▸ **Source material**
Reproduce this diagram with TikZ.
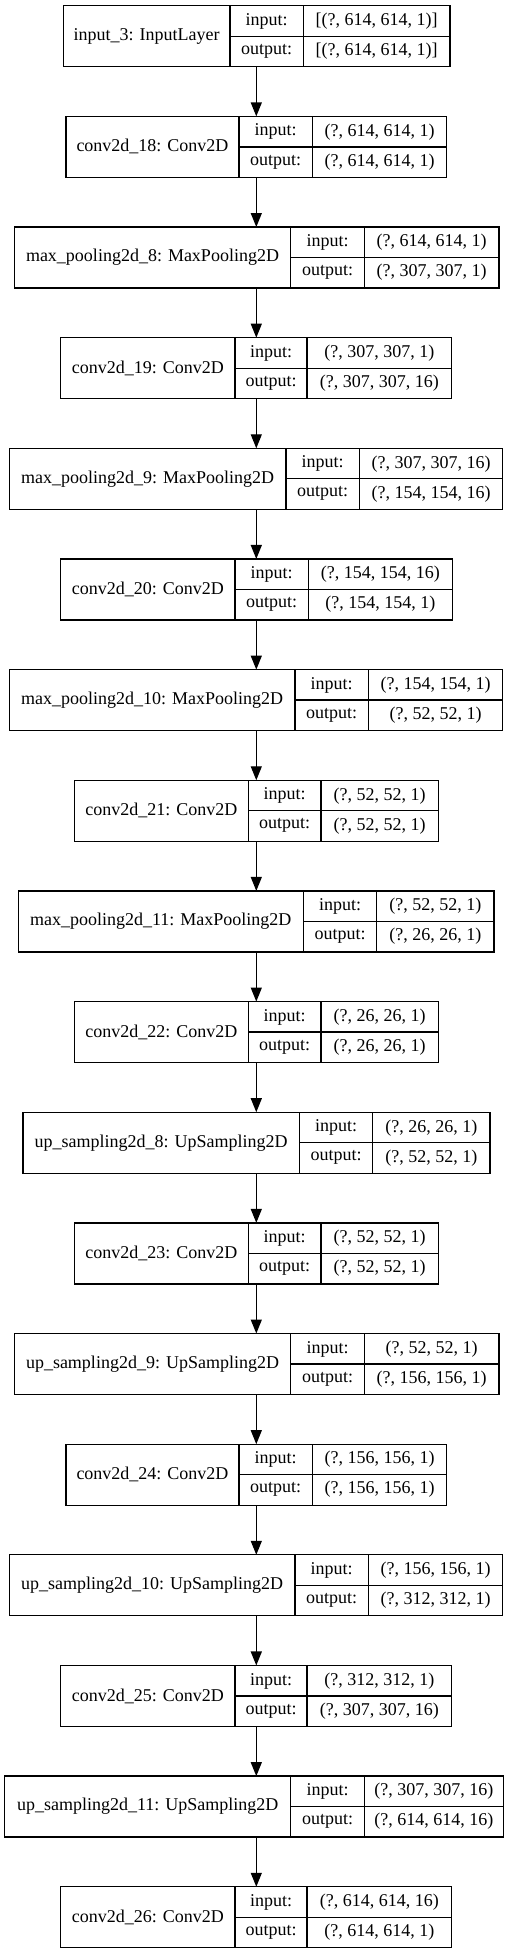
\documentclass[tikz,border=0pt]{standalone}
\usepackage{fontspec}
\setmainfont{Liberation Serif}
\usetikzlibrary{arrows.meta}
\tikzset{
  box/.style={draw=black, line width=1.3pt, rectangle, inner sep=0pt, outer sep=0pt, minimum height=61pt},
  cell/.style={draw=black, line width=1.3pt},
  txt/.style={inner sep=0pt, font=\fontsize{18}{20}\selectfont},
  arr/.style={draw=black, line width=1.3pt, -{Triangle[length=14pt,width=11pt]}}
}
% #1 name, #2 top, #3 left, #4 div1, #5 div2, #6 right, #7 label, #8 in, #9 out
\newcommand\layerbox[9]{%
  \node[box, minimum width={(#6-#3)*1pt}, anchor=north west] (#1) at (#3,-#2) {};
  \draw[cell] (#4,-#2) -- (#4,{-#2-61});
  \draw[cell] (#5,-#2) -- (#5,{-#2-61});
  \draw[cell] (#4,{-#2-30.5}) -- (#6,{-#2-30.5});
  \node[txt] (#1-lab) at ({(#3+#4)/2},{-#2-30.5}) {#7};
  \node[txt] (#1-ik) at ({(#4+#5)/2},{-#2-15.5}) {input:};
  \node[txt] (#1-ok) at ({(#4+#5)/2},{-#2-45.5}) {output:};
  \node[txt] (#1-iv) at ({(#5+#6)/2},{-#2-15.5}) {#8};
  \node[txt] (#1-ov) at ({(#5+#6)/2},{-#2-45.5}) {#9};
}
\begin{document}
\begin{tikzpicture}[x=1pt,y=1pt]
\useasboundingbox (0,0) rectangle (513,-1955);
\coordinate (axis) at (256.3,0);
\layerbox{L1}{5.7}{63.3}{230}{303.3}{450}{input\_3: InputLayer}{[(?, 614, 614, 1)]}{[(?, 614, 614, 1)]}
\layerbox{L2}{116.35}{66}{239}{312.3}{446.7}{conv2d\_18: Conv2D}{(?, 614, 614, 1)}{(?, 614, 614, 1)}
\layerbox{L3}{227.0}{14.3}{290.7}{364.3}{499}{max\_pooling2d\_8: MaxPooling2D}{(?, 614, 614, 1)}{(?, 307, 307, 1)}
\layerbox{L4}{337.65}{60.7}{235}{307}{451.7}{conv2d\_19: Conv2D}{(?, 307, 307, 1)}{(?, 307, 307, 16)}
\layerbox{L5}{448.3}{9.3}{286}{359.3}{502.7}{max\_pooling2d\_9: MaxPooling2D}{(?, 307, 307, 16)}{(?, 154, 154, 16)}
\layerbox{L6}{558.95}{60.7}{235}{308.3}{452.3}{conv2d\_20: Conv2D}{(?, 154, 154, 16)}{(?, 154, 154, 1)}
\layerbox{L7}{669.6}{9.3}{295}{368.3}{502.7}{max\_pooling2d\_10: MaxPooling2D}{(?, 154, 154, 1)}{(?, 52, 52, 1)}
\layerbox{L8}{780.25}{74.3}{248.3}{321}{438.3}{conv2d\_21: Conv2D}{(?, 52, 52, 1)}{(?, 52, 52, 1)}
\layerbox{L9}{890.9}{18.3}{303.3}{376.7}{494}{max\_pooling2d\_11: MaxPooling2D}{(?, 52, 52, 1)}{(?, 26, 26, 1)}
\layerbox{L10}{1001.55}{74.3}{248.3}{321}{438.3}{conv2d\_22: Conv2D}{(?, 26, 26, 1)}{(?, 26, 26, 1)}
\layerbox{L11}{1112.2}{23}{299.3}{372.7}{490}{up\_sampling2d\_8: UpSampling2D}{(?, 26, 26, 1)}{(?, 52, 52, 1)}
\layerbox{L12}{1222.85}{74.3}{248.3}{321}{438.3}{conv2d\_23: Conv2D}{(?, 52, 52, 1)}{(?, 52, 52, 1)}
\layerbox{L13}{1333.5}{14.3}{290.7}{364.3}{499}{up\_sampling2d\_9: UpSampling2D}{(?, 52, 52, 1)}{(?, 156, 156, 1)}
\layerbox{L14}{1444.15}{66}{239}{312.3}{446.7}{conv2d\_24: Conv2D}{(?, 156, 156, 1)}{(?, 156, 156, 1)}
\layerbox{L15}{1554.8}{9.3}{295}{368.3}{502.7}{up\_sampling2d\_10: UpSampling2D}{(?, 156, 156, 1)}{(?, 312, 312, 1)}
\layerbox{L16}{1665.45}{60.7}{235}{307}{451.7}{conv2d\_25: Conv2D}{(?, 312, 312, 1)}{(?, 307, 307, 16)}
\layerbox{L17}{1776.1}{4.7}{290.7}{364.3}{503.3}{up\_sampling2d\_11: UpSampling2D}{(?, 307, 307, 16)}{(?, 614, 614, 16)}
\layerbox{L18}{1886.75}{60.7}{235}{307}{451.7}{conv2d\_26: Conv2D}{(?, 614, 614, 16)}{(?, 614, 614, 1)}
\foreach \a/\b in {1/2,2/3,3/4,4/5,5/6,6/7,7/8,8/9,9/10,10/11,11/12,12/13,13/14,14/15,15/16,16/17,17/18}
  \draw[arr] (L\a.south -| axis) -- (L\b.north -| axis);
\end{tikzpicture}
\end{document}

▸ **Task prompt**
Reproduce the material word for word, minus the images.

▸ **Expected answer**
Reproduce this diagram with TikZ.
\documentclass[tikz,border=0pt]{standalone}
\usepackage{fontspec}
\setmainfont{Liberation Serif}
\usetikzlibrary{arrows.meta}
\tikzset{
  box/.style={draw=black, line width=1.3pt, rectangle, inner sep=0pt, outer sep=0pt, minimum height=61pt},
  cell/.style={draw=black, line width=1.3pt},
  txt/.style={inner sep=0pt, font=\fontsize{18}{20}\selectfont},
  arr/.style={draw=black, line width=1.3pt, -{Triangle[length=14pt,width=11pt]}}
}
% #1 name, #2 top, #3 left, #4 div1, #5 div2, #6 right, #7 label, #8 in, #9 out
\newcommand\layerbox[9]{%
  \node[box, minimum width={(#6-#3)*1pt}, anchor=north west] (#1) at (#3,-#2) {};
  \draw[cell] (#4,-#2) -- (#4,{-#2-61});
  \draw[cell] (#5,-#2) -- (#5,{-#2-61});
  \draw[cell] (#4,{-#2-30.5}) -- (#6,{-#2-30.5});
  \node[txt] (#1-lab) at ({(#3+#4)/2},{-#2-30.5}) {#7};
  \node[txt] (#1-ik) at ({(#4+#5)/2},{-#2-15.5}) {input:};
  \node[txt] (#1-ok) at ({(#4+#5)/2},{-#2-45.5}) {output:};
  \node[txt] (#1-iv) at ({(#5+#6)/2},{-#2-15.5}) {#8};
  \node[txt] (#1-ov) at ({(#5+#6)/2},{-#2-45.5}) {#9};
}
\begin{document}
\begin{tikzpicture}[x=1pt,y=1pt]
\useasboundingbox (0,0) rectangle (513,-1955);
\coordinate (axis) at (256.3,0);
\layerbox{L1}{5.7}{63.3}{230}{303.3}{450}{input\_3: InputLayer}{[(?, 614, 614, 1)]}{[(?, 614, 614, 1)]}
\layerbox{L2}{116.35}{66}{239}{312.3}{446.7}{conv2d\_18: Conv2D}{(?, 614, 614, 1)}{(?, 614, 614, 1)}
\layerbox{L3}{227.0}{14.3}{290.7}{364.3}{499}{max\_pooling2d\_8: MaxPooling2D}{(?, 614, 614, 1)}{(?, 307, 307, 1)}
\layerbox{L4}{337.65}{60.7}{235}{307}{451.7}{conv2d\_19: Conv2D}{(?, 307, 307, 1)}{(?, 307, 307, 16)}
\layerbox{L5}{448.3}{9.3}{286}{359.3}{502.7}{max\_pooling2d\_9: MaxPooling2D}{(?, 307, 307, 16)}{(?, 154, 154, 16)}
\layerbox{L6}{558.95}{60.7}{235}{308.3}{452.3}{conv2d\_20: Conv2D}{(?, 154, 154, 16)}{(?, 154, 154, 1)}
\layerbox{L7}{669.6}{9.3}{295}{368.3}{502.7}{max\_pooling2d\_10: MaxPooling2D}{(?, 154, 154, 1)}{(?, 52, 52, 1)}
\layerbox{L8}{780.25}{74.3}{248.3}{321}{438.3}{conv2d\_21: Conv2D}{(?, 52, 52, 1)}{(?, 52, 52, 1)}
\layerbox{L9}{890.9}{18.3}{303.3}{376.7}{494}{max\_pooling2d\_11: MaxPooling2D}{(?, 52, 52, 1)}{(?, 26, 26, 1)}
\layerbox{L10}{1001.55}{74.3}{248.3}{321}{438.3}{conv2d\_22: Conv2D}{(?, 26, 26, 1)}{(?, 26, 26, 1)}
\layerbox{L11}{1112.2}{23}{299.3}{372.7}{490}{up\_sampling2d\_8: UpSampling2D}{(?, 26, 26, 1)}{(?, 52, 52, 1)}
\layerbox{L12}{1222.85}{74.3}{248.3}{321}{438.3}{conv2d\_23: Conv2D}{(?, 52, 52, 1)}{(?, 52, 52, 1)}
\layerbox{L13}{1333.5}{14.3}{290.7}{364.3}{499}{up\_sampling2d\_9: UpSampling2D}{(?, 52, 52, 1)}{(?, 156, 156, 1)}
\layerbox{L14}{1444.15}{66}{239}{312.3}{446.7}{conv2d\_24: Conv2D}{(?, 156, 156, 1)}{(?, 156, 156, 1)}
\layerbox{L15}{1554.8}{9.3}{295}{368.3}{502.7}{up\_sampling2d\_10: UpSampling2D}{(?, 156, 156, 1)}{(?, 312, 312, 1)}
\layerbox{L16}{1665.45}{60.7}{235}{307}{451.7}{conv2d\_25: Conv2D}{(?, 312, 312, 1)}{(?, 307, 307, 16)}
\layerbox{L17}{1776.1}{4.7}{290.7}{364.3}{503.3}{up\_sampling2d\_11: UpSampling2D}{(?, 307, 307, 16)}{(?, 614, 614, 16)}
\layerbox{L18}{1886.75}{60.7}{235}{307}{451.7}{conv2d\_26: Conv2D}{(?, 614, 614, 16)}{(?, 614, 614, 1)}
\foreach \a/\b in {1/2,2/3,3/4,4/5,5/6,6/7,7/8,8/9,9/10,10/11,11/12,12/13,13/14,14/15,15/16,16/17,17/18}
  \draw[arr] (L\a.south -| axis) -- (L\b.north -| axis);
\end{tikzpicture}
\end{document}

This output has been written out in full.